Benjamin’in tarif ettiği biçimiyle deneyime el konulmasında bu züppeliğin de payı var kuşkusuz. Üstelik bu payı açığa çıkarma becerisini, Benjamin tam da pastoral olanın yasını tutmaya yönelmediği, adını da koyalım, tarihsel materyalizmin en seçkin zihinlerinden biri olduğu için sergileyebiliyor. Dolayısıyla pastoral olanın yasını tutmak ya da Alman faşistlerinin yaptığı gibi onu simgesel düzeyde modern teknolojiyle barıştırmaya çalışmak yerine, bir dönemin tarihsel anlamını yakalamaya çalışan Benjamin’in izinden giderek, tam da yasını tutmamız istenen şeyin tarihsel anlamını ortaya koymayı denemek gerekir gibime geliyor. Çünkü her çağ kendi içeriğini üretiyor; öyle bastırılmış olanın geri dönüşü gibi bir şey yok. Aksine, bu türlü bir geri dönüş tahayyülü hem döndüğü varsayılan şeye, hem de onu bastırdığı varsayılan şeye, gerçekte sahip olmadıkları bir kudret atfetmek anlamına da geliyor.

Benjamin, bu türlü bir yansımayı, kapitalizmi bir din olarak, bir saf kült dini olarak kavramsallaştırmayı denediği bir yazısında, Freud’da saptıyordu. “Freud’un teorisi de bu kültün rahiplerinin hegemonyasına aittir. Bu teorinin kavramsallaştırma tarzı bütünüyle dinsel-kapitalist bir düşünceye bağlıdır. Hâlâ aydınlatılmayı bekleyen çok derin bir analojinin sonucu olarak, bastırılmış olan, yani günah fikri sermayenin kendisi olarak belirir ve bu sermaye de bilinçdışı cehenneminin faizini öder.” Çağımızın veri-bilgi akış biçimlerinin de modern olanı yok ettiği düşüncesiyle hareket edilirse, tam da çağımızın kendi durumunu analojik düzeyde düşüncede tesis etmekten başka bir şey yapılmaz sanıyorum.

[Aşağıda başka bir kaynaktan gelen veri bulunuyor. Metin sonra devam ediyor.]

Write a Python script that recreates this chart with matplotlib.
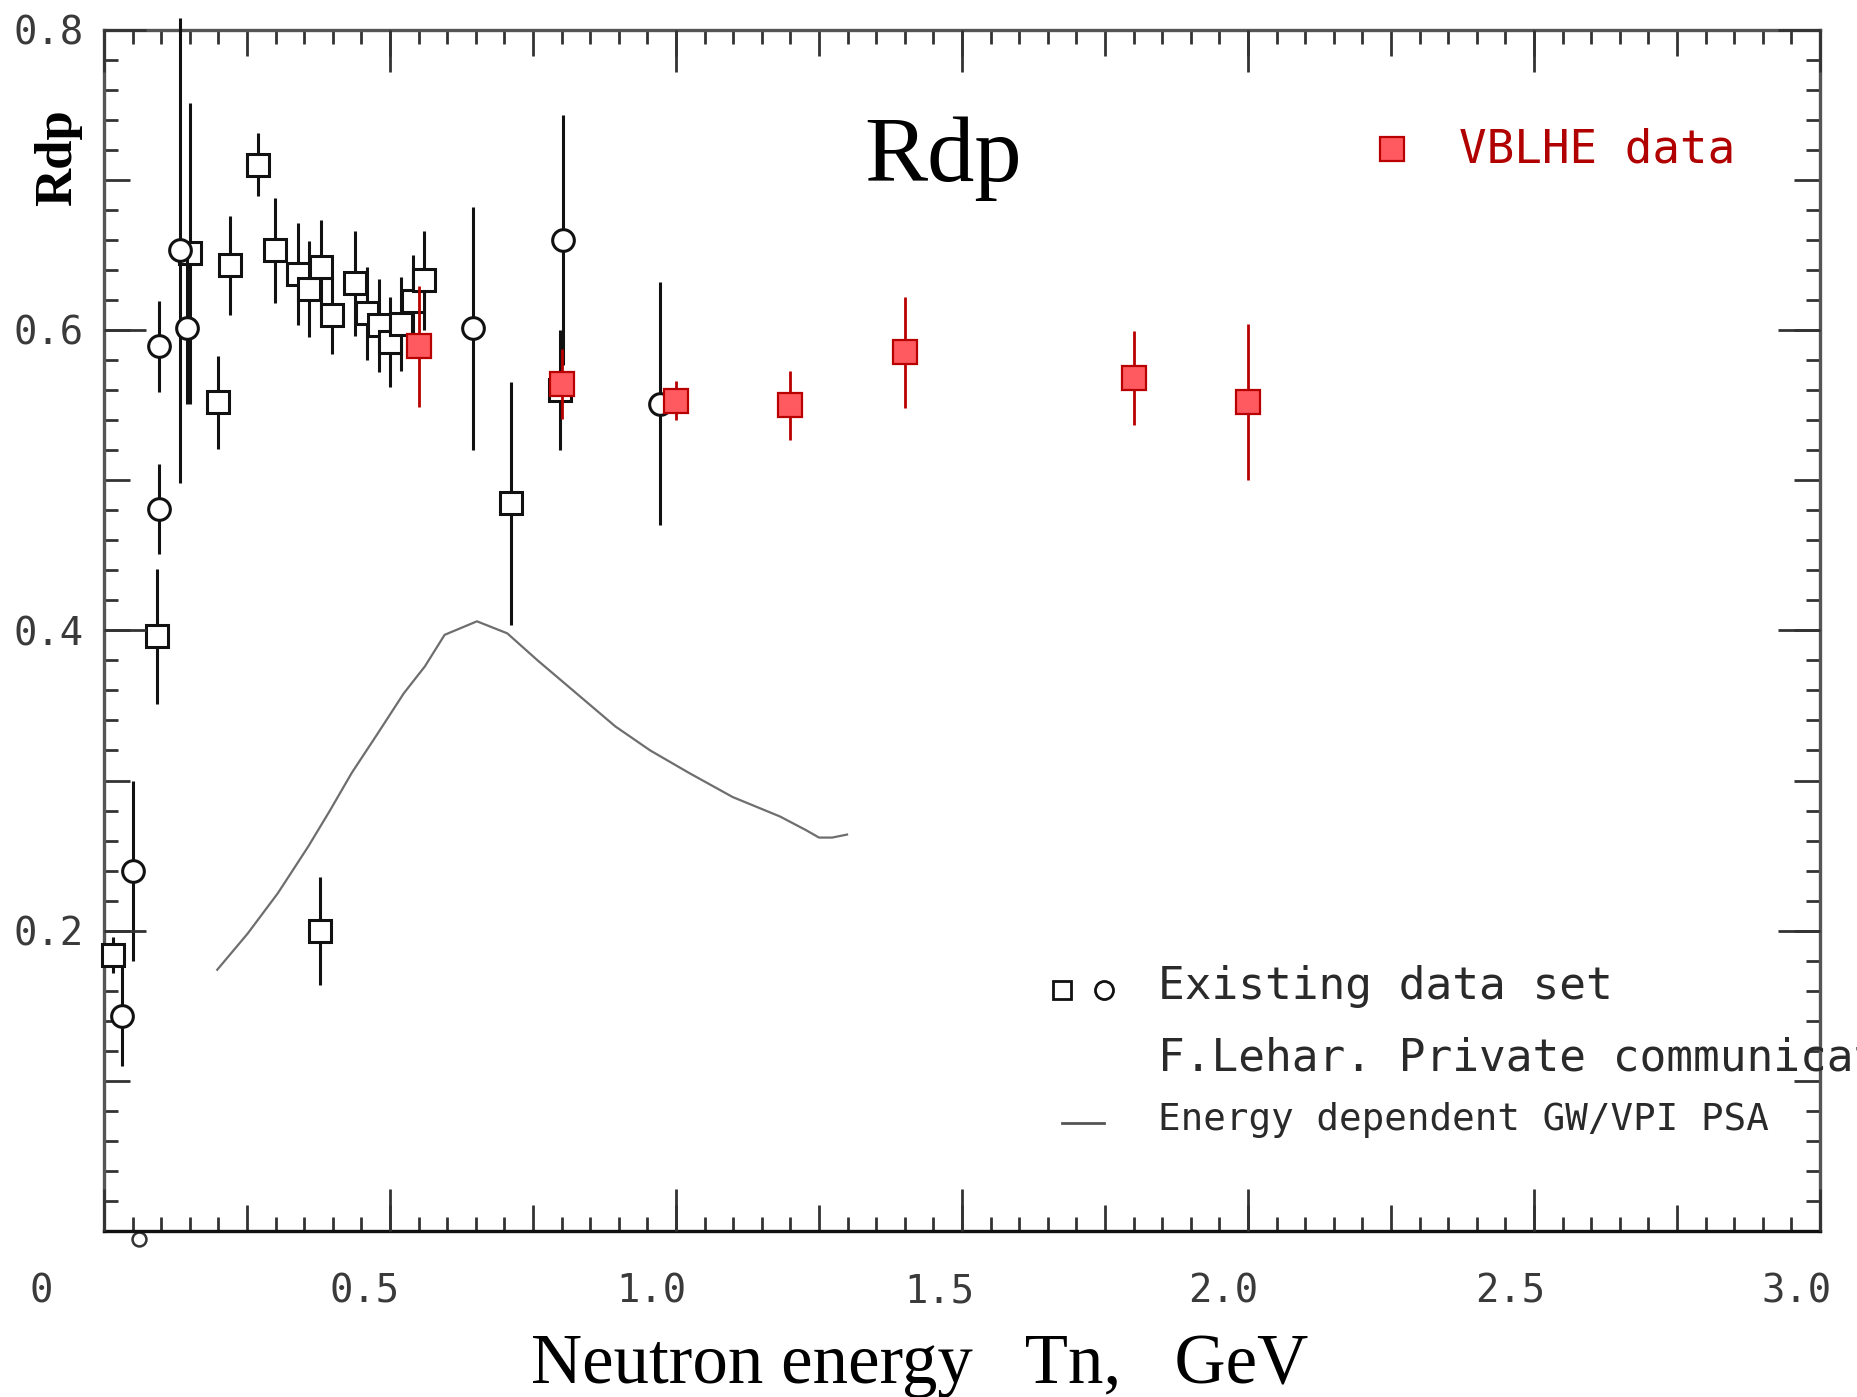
import numpy as np
import matplotlib.pyplot as plt
from matplotlib.ticker import MultipleLocator
from matplotlib.transforms import ScaledTranslation


# existing data set, squares
sq_x = [0.016, 0.092, 0.150, 0.200, 0.220, 0.269, 0.2995, 0.340, 0.359, 0.379,
        0.378, 0.398, 0.4395, 0.459, 0.480, 0.500, 0.520, 0.541, 0.559, 0.711, 0.797]
sq_y = [0.184, 0.396, 0.651, 0.552, 0.643, 0.710, 0.653, 0.637, 0.627, 0.642,
        0.200, 0.610, 0.631, 0.611, 0.603, 0.592, 0.604, 0.619, 0.633, 0.4845, 0.560]
sq_err = [0.012, 0.045, 0.100, 0.031, 0.033, 0.021, 0.035, 0.034, 0.032, 0.031,
          0.036, 0.026, 0.035, 0.031, 0.031, 0.030, 0.031, 0.031, 0.033, 0.081, 0.040]

# existing data set, circles
ci_x = [0.031, 0.050, 0.096, 0.096, 0.133, 0.1445, 0.6457, 0.802, 0.972]
ci_y = [0.143, 0.240, 0.589, 0.481, 0.653, 0.601, 0.601, 0.660, 0.551]
ci_err = [0.033, 0.060, 0.030, 0.030, 0.155, 0.050, 0.081, 0.083, 0.081]

# VBLHE data
vb_x = [0.551, 0.800, 1.000, 1.200, 1.400, 1.800, 2.000]
vb_y = [0.589, 0.564, 0.553, 0.550, 0.585, 0.568, 0.552]
vb_err = [0.040, 0.023, 0.013, 0.023, 0.037, 0.031, 0.052]

# energy dependent GW/VPI PSA
psa_x = [0.198, 0.251, 0.304, 0.357, 0.395, 0.433, 0.478, 0.524, 0.561, 0.5955,
         0.652, 0.705, 0.758, 0.826, 0.894, 0.955, 1.023, 1.099, 1.182, 1.227,
         1.250, 1.273, 1.299]
psa_y = [0.174, 0.198, 0.225, 0.256, 0.280, 0.305, 0.331, 0.358, 0.376, 0.397,
         0.406, 0.398, 0.380, 0.358, 0.336, 0.320, 0.305, 0.289, 0.276, 0.267,
         0.262, 0.262, 0.264]

x_ticks = [0, 0.5, 1.0, 1.5, 2.0, 2.5, 3.0]
x_labels = ["0", "0.5", "1.0", "1.5", "2.0", "2.5", "3.0"]
y_ticks = [0.2, 0.4, 0.6, 0.8]
y_labels = ["0.2", "0.4", "0.6", "0.8"]

black = "#111111"
red_edge = "#b80000"
red_face = "#ff5a5f"
mono = "DejaVu Sans Mono"
serif = "Liberation Serif"

fig = plt.figure(figsize=(18.57, 13.97), dpi=100)
ax = fig.add_axes([0.0560, 0.1188, 0.9241, 0.8600])
ax.set_xlim(0, 3)
ax.set_ylim(0, 0.8)

ax.xaxis.set_major_locator(MultipleLocator(0.25))
ax.xaxis.set_minor_locator(MultipleLocator(0.05))
ax.yaxis.set_major_locator(MultipleLocator(0.1))
ax.yaxis.set_minor_locator(MultipleLocator(0.02))
ax.tick_params(which="major", direction="in", length=19, width=2, color="#333333",
               top=True, right=True, labelbottom=False, labelleft=False)
ax.tick_params(which="minor", direction="in", length=10, width=2, color="#333333",
               top=True, right=True)
for s in ax.spines.values():
    s.set_linewidth(2.4)
    s.set_color("#555555")
ax.spines["bottom"].set_color(black)

# long ticks + labels on an overlay
ax2 = fig.add_axes(ax.get_position(), frameon=False)
ax2.set_xlim(0, 3)
ax2.set_ylim(0, 0.8)
ax2.set_xticks(x_ticks, x_labels)
ax2.set_yticks(y_ticks, y_labels)
ax2.tick_params(direction="in", length=30, width=2, color="#333333",
                top=True, right=True, labelsize=28, labelcolor="#3a3a3a")
ax2.tick_params(axis="x", pad=30)
ax2.tick_params(axis="y", pad=15)
for lab in ax2.get_xticklabels() + ax2.get_yticklabels():
    lab.set_family(mono)
offs = [-0.63, -0.25, -0.25, -0.23, -0.25, -0.24, -0.24]
for lab, dx in zip(ax2.get_xticklabels(), offs):
    lab.set_transform(lab.get_transform() + ScaledTranslation(dx, 0, fig.dpi_scale_trans))

# PSA curve
ax.plot(psa_x, psa_y, color="#6e6e6e", lw=1.6, zorder=2)

# existing data, drawn point by point like the original
for i in range(len(sq_x)):
    ax.errorbar([sq_x[i]], [sq_y[i]], yerr=[sq_err[i]], fmt="s", ms=15.6, mfc="white",
                mec=black, mew=2.2, ecolor=black, elinewidth=2.2, capsize=0,
                zorder=3 + i * 0.01, clip_on=False)
for i in range(len(ci_x)):
    ax.errorbar([ci_x[i]], [ci_y[i]], yerr=[ci_err[i]], fmt="o", ms=15.6, mfc="white",
                mec=black, mew=2.2, ecolor=black, elinewidth=2.2, capsize=0,
                zorder=3.5 + i * 0.01, clip_on=False)
# stray circle just below the axis
ax.plot([0.062], [-0.0055], "o", ms=10, mfc="white", mec="#333333", mew=1.8,
        zorder=2, clip_on=False)

ax.errorbar(vb_x, vb_y, yerr=vb_err, fmt="s", ms=17.7, mfc=red_face, mec=red_edge,
            mew=1.6, ecolor=red_edge, elinewidth=2.0, capsize=0, zorder=5)

# title
ax.text(0.489, 0.874, "Rdp", transform=ax.transAxes, ha="center", va="baseline",
        fontsize=68, family=serif)

# legends
ax.plot([0.7503], [0.9005], "s", transform=ax.transAxes, ms=17.7, mfc=red_face,
        mec=red_edge, mew=1.6, clip_on=False)
ax.text(0.7897, 0.8994, "VBLHE data", transform=ax.transAxes, ha="left", va="center",
        fontsize=33, family=mono, color="#b00000")

ax.plot([0.558], [0.2006], "s", transform=ax.transAxes, ms=13, mfc="white",
        mec=black, mew=2.0)
ax.plot([0.583], [0.2006], "o", transform=ax.transAxes, ms=13, mfc="white",
        mec=black, mew=2.0)
ax.text(0.614, 0.2035, "Existing data set", transform=ax.transAxes, ha="left",
        va="center", fontsize=32, family=mono, color="#2a2a2a")
# runs off the right edge, as in the original
ax.text(0.614, 0.1443, "F.Lehar. Private communication", transform=ax.transAxes,
        ha="left", va="center", fontsize=32, family=mono, color="#2a2a2a")
ax.plot([0.558, 0.583], [0.0901, 0.0901], transform=ax.transAxes, color="#555555", lw=2)
ax.text(0.614, 0.0924, "Energy dependent GW/VPI PSA", transform=ax.transAxes,
        ha="left", va="center", fontsize=27, family=mono, color="#2a2a2a")

# axis titles
fig.text(0.2857, 0.010, "Neutron energy   Tn,   GeV", ha="left", va="baseline",
         fontsize=51, family=serif)
fig.text(0.031, 0.887, "Rdp", rotation=90, ha="center", va="center", fontsize=38,
         fontweight="bold", family=serif)

fig.savefig("out.png", dpi=100)
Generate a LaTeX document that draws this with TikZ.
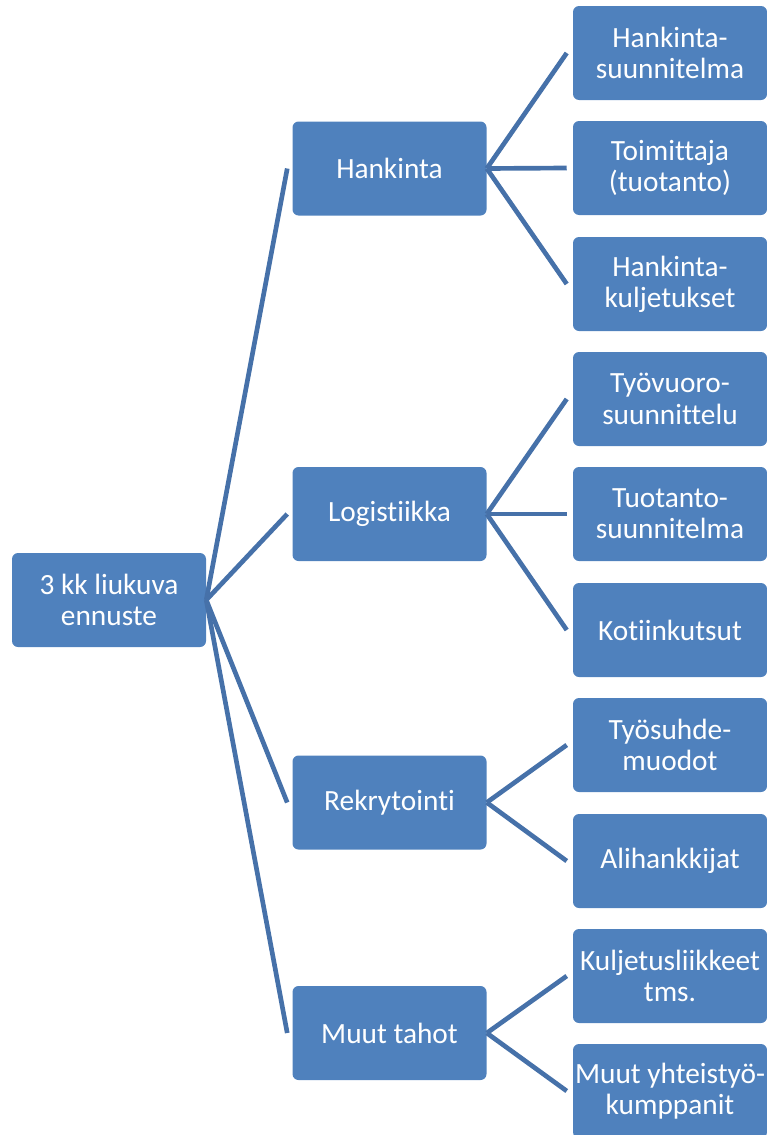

Bilinçdışının kaşifi olarak Freud’un bile düşüncesinin mimarisini metaların, paranın, piyasanın oluşturduğu yapısal toplamın oluşturduğunu ileri sürmek mümkünse eğer, içinde debelenmekte olduğumuz şu dijital fırtına dünyasında, kim bilir kapitalizmin hangi düzeyinin yansımalarını teori olarak kurguluyoruzdur!